| EXERCISE OBJECTIVE |
Any pictures in the records below must be left out when you repeat the lines from the line containing "Write a web" through the line containing "var scheduleTo = [7,9,12,15];" exactly.
<<<<
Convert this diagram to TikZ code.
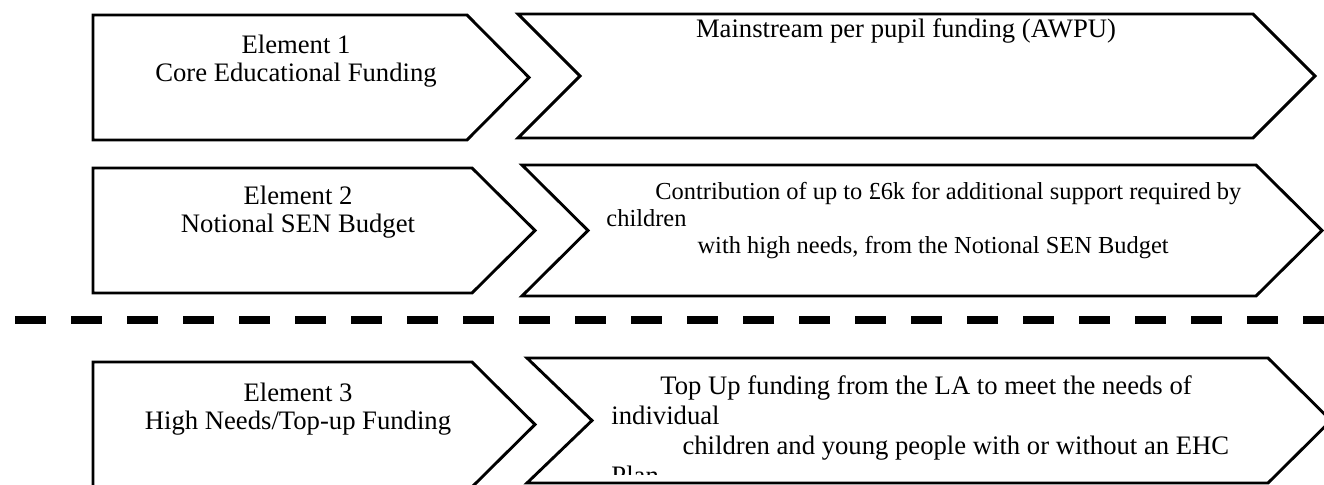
\documentclass[tikz,border=0pt]{standalone}
\usepackage{fontspec}
\setmainfont{Liberation Serif}
\usetikzlibrary{positioning}

\begin{document}
\begin{tikzpicture}[
    x=0.45pt, y=-0.45pt,
    shp/.style={draw, line width=1.3pt, line join=miter},
    lbl/.style={align=center, anchor=base, inner sep=0pt, font=\fontsize{12}{13}\selectfont},
    wrp/.style={align=left, anchor=base west, inner sep=0pt}
]
\useasboundingbox (0,0) rectangle (1324,485);

% Element 1
\draw[shp] (93,15) -- (467,15) -- (529,77.5) -- (467,140) -- (93,140) -- cycle;
\draw[shp] (518,14) -- (1253,14) -- (1315,76) -- (1253,138) -- (518,138) -- (580,76) -- cycle;
\node[lbl] (el1) at (296,82) {Element 1\\Core Educational Funding};
\node[lbl] (fund1) at (906,38) {Mainstream per pupil funding (AWPU)};

% Element 2
\draw[shp] (93,168) -- (472,168) -- (535,230.5) -- (472,293) -- (93,293) -- cycle;
\draw[shp] (522,165) -- (1256,165) -- (1322,230.5) -- (1256,296) -- (522,296) -- (588,230.5) -- cycle;
\node[lbl] (el2) at (298,233) {Element 2\\Notional SEN Budget};
\node[wrp, font=\fontsize{11}{12.2}\selectfont] (fund2) at (606,254) {\hspace*{22pt}Contribution of up to £6k for additional support required by\\children\\\hspace*{41pt}with high needs, from the Notional SEN Budget};

% split
\draw[line width=3.6pt, dash pattern=on 14pt off 11.2pt] (15,320) -- (1324,320);

% Element 3
\draw[shp] (93,362) -- (472,362) -- (535,424.5) -- (472,487) -- (93,487) -- cycle;
\draw[shp] (527,358) -- (1268,358) -- (1331,420.5) -- (1268,483) -- (527,483) -- (592,420.5) -- cycle;
\node[lbl] (el3) at (298,430) {Element 3\\High Needs/Top-up Funding};
\begin{scope}
\clip (527,358) rectangle (1268,475);
\node[wrp, font=\fontsize{12}{13.5}\selectfont] (fund3) at (611,485) {\hspace*{22pt}Top Up funding from the LA to meet the needs of\\individual\\\hspace*{32pt}children and young people with or without an EHC\\Plan};
\end{scope}
\end{tikzpicture}
\end{document}
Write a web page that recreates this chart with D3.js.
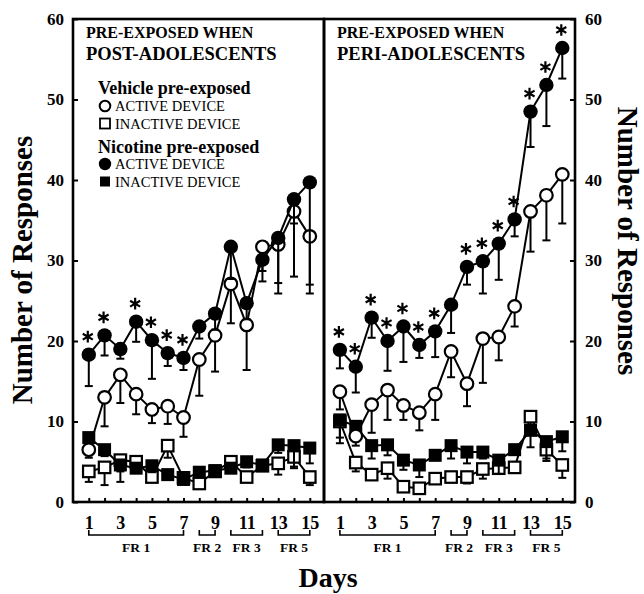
<!doctype html>
<html>
<head>
<meta charset="UTF-8">
<title>responses by day</title>
<script src="https://d3js.org/d3.v7.min.js"></script>
<style>
  body{margin:0;background:#fff;}
  text{font-family:"Liberation Serif","Times New Roman",serif;fill:#000;}
</style>
</head>
<body>
<svg id="chart" width="644" height="594"></svg>
<script>
var days = [1,2,3,4,5,6,7,8,9,10,11,12,13,14,15];
var yTicks = [0,10,20,30,40,50,60];
var schedules = ["FR 1","FR 2","FR 3","FR 5"];
var scheduleFrom = [1,8,10,13];
var scheduleTo = [7,9,12,15];

// pre-exposed when post-adolescents (left)
var postNicActive = [18.3,20.7,19.0,22.4,20.1,18.5,17.9,21.8,23.4,31.7,24.7,30.1,32.8,37.6,39.7];
var postNicActiveSem = [3.9,2.5,1.2,2.5,4.8,1.6,1.5,1.5,2.0,4.0,2.0,2.7,5.6,3.0,13.8];
var postVehActive = [6.5,13.0,15.8,13.4,11.5,11.9,10.5,17.7,20.7,27.1,22.0,31.7,32.0,36.1,33.0];
var postVehActiveSem = [1.0,3.6,3.5,2.5,1.7,2.2,2.4,4.5,4.5,4.9,5.6,3.0,6.1,8.1,6.0];
var postNicInactive = [8.0,6.5,4.6,4.2,4.5,3.4,2.8,3.7,3.9,4.2,5.0,4.6,7.1,7.0,6.7];
var postNicInactiveSem = [1.0,0.8,0.8,0.6,0.8,0.5,0.5,0.6,0.6,0.6,0.7,0.6,1.0,2.8,1.9];
var postVehInactive = [3.8,4.3,5.2,5.0,3.1,7.0,3.0,2.3,3.8,5.0,3.1,4.5,4.8,5.6,3.1];
var postVehInactiveSem = [1.3,2.2,2.7,1.0,0.6,1.5,0.5,0.5,0.6,0.8,0.6,0.6,1.4,1.2,1.0];
var postStars = [1,2,4,5,6,7];

// pre-exposed when peri-adolescents (right)
var periNicActive = [18.9,16.8,22.9,20.0,21.8,19.5,21.2,24.5,29.2,29.9,32.1,35.1,48.5,51.8,56.4];
var periNicActiveSem = [2.3,3.2,2.5,3.7,4.4,1.6,3.2,3.5,2.2,4.0,4.5,2.1,4.4,5.1,3.8];
var periVehActive = [13.7,8.2,12.1,13.9,12.0,11.1,13.4,18.7,14.7,20.3,20.5,24.3,36.1,38.1,40.7];
var periVehActiveSem = [2.2,1.2,3.5,3.7,1.8,2.2,3.2,3.2,2.8,5.5,2.9,2.5,5.0,5.6,6.1];
var periNicInactive = [10.2,9.4,7.0,7.1,5.2,4.6,5.8,7.0,6.2,6.2,5.2,6.5,8.9,7.5,8.1];
var periNicInactiveSem = [2.9,1.0,1.6,1.3,1.2,1.5,0.6,1.6,1.4,0.8,1.7,0.6,2.1,2.1,1.8];
var periVehInactive = [10.0,4.9,3.4,4.2,1.9,1.7,2.9,3.1,3.1,4.1,4.2,4.3,10.6,6.5,4.6];
var periVehInactiveSem = [2.0,1.1,0.5,1.3,0.4,0.4,0.4,0.4,0.8,1.2,0.6,0.5,1.5,1.4,1.6];
var periStars = [1,2,3,4,5,6,7,9,10,11,12,13,14,15];

var svg = d3.select("#chart");
var y = d3.scaleLinear().domain([0,60]).range([502,19]);
var serif = '"Liberation Serif","Times New Roman",serif';
var star = d3.symbol().type(d3.symbolAsterisk).size(95);

function drawSeries(g, x, vals, sem, shape, filled){
    var pts = days.map(function(d,i){ return {d:d, v:vals[i], e:sem[i]}; });
    g.append("path").datum(pts)
      .attr("fill","none").attr("stroke","#000").attr("stroke-width",2)
      .attr("d", d3.line().x(function(p){return x(p.d);}).y(function(p){return y(p.v);}));
    var bars = g.append("g").attr("stroke","#000").attr("stroke-width",2);
    pts.forEach(function(p){
        bars.append("line").attr("x1",x(p.d)).attr("x2",x(p.d))
          .attr("y1",y(p.v)).attr("y2",y(p.v-p.e));
        bars.append("line").attr("x1",x(p.d)-4).attr("x2",x(p.d)+4)
          .attr("y1",y(p.v-p.e)).attr("y2",y(p.v-p.e));
    });
    var m = g.append("g");
    if(shape==="circle"){
        m.selectAll("circle").data(pts).enter().append("circle")
          .attr("cx",function(p){return x(p.d);})
          .attr("cy",function(p){return y(p.v);})
          .attr("r", filled ? 7.2 : 6.3)
          .attr("fill", filled ? "#000" : "#fff")
          .attr("stroke","#000").attr("stroke-width", filled ? 0 : 2.2);
    } else {
        var s = filled ? 13 : 11.5;
        m.selectAll("rect").data(pts).enter().append("rect")
          .attr("x",function(p){return x(p.d)-s/2;})
          .attr("y",function(p){return y(p.v)-s/2;})
          .attr("width",s).attr("height",s)
          .attr("fill", filled ? "#000" : "#fff")
          .attr("stroke","#000").attr("stroke-width", filled ? 0 : 2.2);
    }
}

function panel(x0, x1, xMax, line2, data, stars, side){
    var x = d3.scaleLinear().domain([0,xMax]).range([x0,x1]);
    var g = svg.append("g");

    drawSeries(g, x, data.vi, data.vie, "square", false);
    drawSeries(g, x, data.ni, data.nie, "square", true);
    drawSeries(g, x, data.va, data.vae, "circle", false);
    drawSeries(g, x, data.na, data.nae, "circle", true);

    // significance marks above nicotine active points
    g.selectAll("path.star").data(stars).enter().append("path")
      .attr("class","star")
      .attr("transform",function(d){ return "translate("+(x(d)-1)+","+(y(data.na[d-1])-18)+")"; })
      .attr("d", star)
      .attr("fill","none").attr("stroke","#000").attr("stroke-width",2.2);

    // frame
    g.append("rect").attr("x",x0).attr("y",y(60)).attr("width",x1-x0).attr("height",y(0)-y(60))
      .attr("fill","none").attr("stroke","#000").attr("stroke-width",2.6);

    // bottom axis, inward ticks
    var xa = g.append("g").attr("transform","translate(0,"+y(0)+")")
      .call(d3.axisBottom(x).tickValues(days).tickSizeInner(-4).tickSizeOuter(0).tickPadding(14)
        .tickFormat(function(d){ return d%2===1 ? d : ""; }));
    xa.select(".domain").remove();
    xa.selectAll("line").attr("stroke-width",2);
    xa.selectAll("text").attr("font-family",serif).attr("font-size",18).attr("font-weight","bold");

    // y axis on the outer side
    var ya;
    if(side==="left"){
        ya = g.append("g").attr("transform","translate("+x0+",0)")
          .call(d3.axisLeft(y).tickValues(yTicks).tickSizeInner(-5).tickSizeOuter(0).tickPadding(9));
    } else {
        ya = g.append("g").attr("transform","translate("+x1+",0)")
          .call(d3.axisRight(y).tickValues(yTicks).tickSizeInner(-5).tickSizeOuter(0).tickPadding(10));
    }
    ya.select(".domain").remove();
    ya.selectAll("line").attr("stroke-width",2);
    ya.selectAll("text").attr("font-family",serif).attr("font-size",17).attr("font-weight","bold");

    // schedule brackets
    schedules.forEach(function(s,i){
        var a = x(scheduleFrom[i]), b = x(scheduleTo[i]);
        g.append("path").attr("d","M"+a+",530V535H"+b+"V530")
          .attr("fill","none").attr("stroke","#000").attr("stroke-width",1.6);
        g.append("text").attr("x",(a+b)/2).attr("y",551.5).attr("text-anchor","middle")
          .attr("font-size",13.5).attr("font-weight","bold").text(s);
    });

    // panel heading
    g.append("text").attr("x",x0+13).attr("y",38).attr("font-size",16).attr("font-weight","bold")
      .text("PRE-EXPOSED WHEN");
    g.append("text").attr("x",x0+13).attr("y",60).attr("font-size",18.5).attr("font-weight","bold")
      .text(line2);
    return g;
}

panel(73, 324, 15.9, "POST-ADOLESCENTS", {
    na:postNicActive, nae:postNicActiveSem, va:postVehActive, vae:postVehActiveSem,
    ni:postNicInactive, nie:postNicInactiveSem, vi:postVehInactive, vie:postVehInactiveSem
}, postStars, "left");

panel(324, 575, 15.8, "PERI-ADOLESCENTS", {
    na:periNicActive, nae:periNicActiveSem, va:periVehActive, vae:periVehActiveSem,
    ni:periNicInactive, nie:periNicInactiveSem, vi:periVehInactive, vie:periVehInactiveSem
}, periStars, "right");

// legend
var lg = svg.append("g");
var legendRows = [
    {head:"Vehicle pre-exposed", y:94},
    {label:"ACTIVE DEVICE", y:111, shape:"circle", filled:false},
    {label:"INACTIVE DEVICE", y:129, shape:"square", filled:false},
    {head:"Nicotine pre-exposed", y:152.5},
    {label:"ACTIVE DEVICE", y:169, shape:"circle", filled:true},
    {label:"INACTIVE DEVICE", y:187, shape:"square", filled:true}
];
legendRows.forEach(function(r){
    if(r.head){
        lg.append("text").attr("x",98).attr("y",r.y).attr("font-size",18).attr("font-weight","bold").text(r.head);
        return;
    }
    if(r.shape==="circle"){
        lg.append("circle").attr("cx",105).attr("cy",r.y-5).attr("r", r.filled ? 6.2 : 5.3)
          .attr("fill", r.filled ? "#000" : "#fff").attr("stroke","#000").attr("stroke-width", r.filled ? 0 : 2);
    } else {
        lg.append("rect").attr("x",100).attr("y",r.y-10.5).attr("width",10).attr("height",10)
          .attr("fill", r.filled ? "#000" : "#fff").attr("stroke","#000").attr("stroke-width", r.filled ? 0 : 1.8);
    }
    lg.append("text").attr("x",115).attr("y",r.y).attr("font-size",14.5).text(r.label);
});

// axis titles
svg.append("text").attr("transform","translate(32,270) rotate(-90)").attr("text-anchor","middle")
  .attr("font-size",29).attr("font-weight","bold").text("Number of Responses");
svg.append("text").attr("transform","translate(618,241) rotate(90)").attr("text-anchor","middle")
  .attr("font-size",29).attr("font-weight","bold").text("Number of Responses");
svg.append("text").attr("x",328).attr("y",587).attr("text-anchor","middle")
  .attr("font-size",28).attr("font-weight","bold").text("Days");
</script>
</body>
</html>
>>>>
| RESULT FOR THIS TASK |
Write a web page that recreates this chart with D3.js.
<!doctype html>
<html>
<head>
<meta charset="UTF-8">
<title>responses by day</title>
<script src="https://d3js.org/d3.v7.min.js"></script>
<style>
  body{margin:0;background:#fff;}
  text{font-family:"Liberation Serif","Times New Roman",serif;fill:#000;}
</style>
</head>
<body>
<svg id="chart" width="644" height="594"></svg>
<script>
var days = [1,2,3,4,5,6,7,8,9,10,11,12,13,14,15];
var yTicks = [0,10,20,30,40,50,60];
var schedules = ["FR 1","FR 2","FR 3","FR 5"];
var scheduleFrom = [1,8,10,13];
var scheduleTo = [7,9,12,15];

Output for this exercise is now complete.